Gamestick – A hands on review
My kickstarter backed Gamestick finally came in the mail today after forgetting about it for the last year or so, which was a nice little surprise for this afternoon. Lets check it out. The packaging was actually a little bit nicer than I expected – it came in a nice matte box which opens to present the controller right away (look like they took a cue from how apple does things), with all the extras tucked away underneath. The controller itself is presented in a plastic enclosure with the Gamestick logo nicely embossed on the top. The cables feel like they are decent enough quality, and the carry the brand across each one. The ‘console’ itself is super tiny, with LEDs that shine from the inside when it’s plugged in. The controller itself feels a bit cheap (honestly to be expected). The analog sticks move nice and smooth, but the feel of the d-pad leaves something to be desired. One thing to note, is that this thing is big. It feels more like a homage to a retro controller than trying to be something modern. Nothing too interesting on the back, minus the switch that releases the HDMI unit, and a couple reset and pairing switches. Buttonwise, everything feels where it should be, but the size of the controller really doesn’t feel comfortable in my hands. I plugged the controller in to charge, and was surprised to see that the cable is actually on the bottom of the unit. As I was messing around with the setup process, the short cable was actually pulling on the controller, tugging away on the bottom of it.. This is a pretty big design flaw, and is the first controller I’ve seen with this design (for a good reason). The setup was relatively painless, but for some reason they decided to switch the confirmation buttons from A to X depending on what screen you’re on. It killed what should have been a pretty seamless flow.
After I selected the language, and set up the wifi connection it then proceeded to download the software update. Once it finished, I was a little surprised to have to go back, and select the language and set up the wifi for a second time.
Oh well, lets try some games. I was surprised to see a lack of free games on the store itself, so I dropped a couple bucks on some random ones that looked interesting. One thing to note is that the OS itself looks great. It’s very minimal, and resembles the tiled look of the Xbox.
First up was Slingshot Racing, which was super fun overall, but being a 1 button game, didn’t really utilize the multitudes of button on the controller that I expected.
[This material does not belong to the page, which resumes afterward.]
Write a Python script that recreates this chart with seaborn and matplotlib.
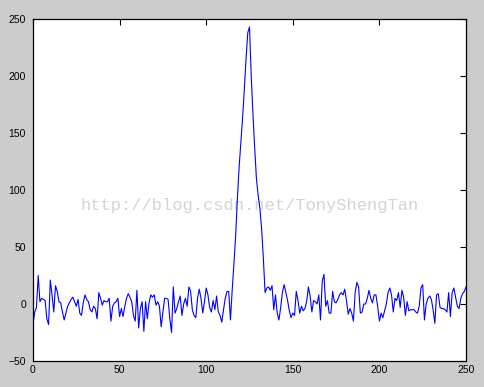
import numpy as np
import pandas as pd
import matplotlib
matplotlib.use("Agg")
import matplotlib.pyplot as plt
import seaborn as sns

# sample values, one per x = 0..250
signal_values = [
    -18, -7, -3, 25, 2, 5, 4, 3, -13, -18,
    21, 8, -7, 16, 11, 2, 1, -7, -14, -8,
    -2, 1, 4, 6, 2, -2, 4, -8, -10, 1,
    8, 4, 2, -5, -7, -2, -4, -13, 10, 5,
    -1, 3, 2, 2, 5, -15, -2, 1, 2, 5,
    -11, -4, -11, -2, 5, 9, 6, 2, -10, -15,
    12, -21, -4, 2, -24, 2, -13, 1, 8, 6,
    8, -1, 2, -2, -20, -7, 5, 5, 4, -13,
    -25, 15, -8, -4, 2, 7, -10, 0, 5, -2,
    15, 11, -5, -10, -12, 5, 13, 5, -8, 2,
    14, 8, -3, -7, 3, -5, 7, -7, -10, -16,
    -5, 5, 11, 11, -14, 12, 35, 60, 92, 120,
    142, 163, 188, 215, 238, 243, 200, 166, 137, 110,
    95, 84, 66, 40, 10, 14, 15, 12, 16, -5,
    8, -8, -14, -3, 10, 17, 10, 3, -6, -12,
    -8, -10, 11, 3, -8, -2, -6, -4, 2, 15,
    7, -7, 3, 2, 0, 8, -14, 20, 26, -2,
    3, -8, -8, 11, 2, 1, 4, 8, 10, 8,
    13, 3, -9, -4, -8, -15, 10, 19, 15, -8,
    -7, 0, 0, 5, 12, 5, 1, 8, 8, -2,
    -15, -8, -12, -6, 0, 10, 14, 8, -7, 5,
    3, 10, -3, 12, 6, -10, 2, -6, -5, -5,
    -5, -7, -8, -2, 14, 17, -14, 0, 5, 7,
    4, -5, -17, 8, 9, -3, -4, -4, -5, -7,
    10, -11, 10, 14, 6, -2, -4, 5, 9, 11,
    15,
]
sample_index = list(range(len(signal_values)))
x_ticks = [0, 50, 100, 150, 200, 250]
y_ticks = [-50, 0, 50, 100, 150, 200, 250]
watermark = "http://blog.csdn.net/TonyShengTan"

df = pd.DataFrame({"x": sample_index, "y": signal_values})

sns.set_style("white")
plt.rcParams["font.family"] = ["Liberation Sans", "DejaVu Sans"]

fig = plt.figure(figsize=(4.85, 3.87), dpi=100, facecolor="#cccccc")
ax = fig.add_axes([33 / 485, 1 - 361 / 387, (466 - 33) / 485, (361 - 19) / 387])
ax.set_facecolor("white")

sns.lineplot(data=df, x="x", y="y", ax=ax, color="#0000ff", linewidth=0.8)

ax.set_xlim(0, 250)
ax.set_ylim(-50, 250)
ax.set_xticks(x_ticks)
ax.set_yticks(y_ticks)
ax.set_xlabel("")
ax.set_ylabel("")
ax.tick_params(direction="in", length=4, width=0.8, colors="black",
               labelsize=7.5, top=True, right=True, pad=3)
ax.tick_params(axis="y", pad=5)
for s in ax.spines.values():
    s.set_visible(True)
    s.set_color("black")
    s.set_linewidth(0.9)

ax.text(0.5, 0.455, watermark, transform=ax.transAxes, ha="center", va="center",
        fontsize=12.3, color="#d4d4d4", family=["Liberation Mono", "DejaVu Sans Mono"],
        zorder=0)

fig.savefig("out.png", dpi=100, facecolor=fig.get_facecolor())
This is where things started to get really frustrating. I picked up Shadow Gun because it was free, and I wanted to see what a shooter was like. Once the game booted up, I was presented with the main menu, but none of the buttons on the controller would work expect for the d-pad and the analog sticks, which meant I couldn’t really do anything. Next up I grabbed Beast Boxing for a couple bucks, and ran into the same issue as the last game. It loads in fine, but it refuses to let me do anything on the main menu. Maybe something happened with the pairing of the controller? After pairing it again, nothing was fixed, and I was unable to get past the main menus. When in doubt, reset! After doing that, I’m staring at the loading screen where it’s constantly cycling through “Searching for new gamepads”, lovely. Lets do a hard reset and pull the HDMI connection out of the TV, maybe a fresh restart will get things going again. Sure enough, it booted right back into the game, where I couldn’t get past the main menu yet again. At this point, I’ve lost all patience to continue any further. The controller itself seems fine as the buttons work in one game and the OS, so I’m assuming it’s a software issue. I’ve had some really bad luck with the quality of kickstarter projects in general, and this is yet another to add to the list. I would not recommend purchasing one of these at least until they have the kinks worked out.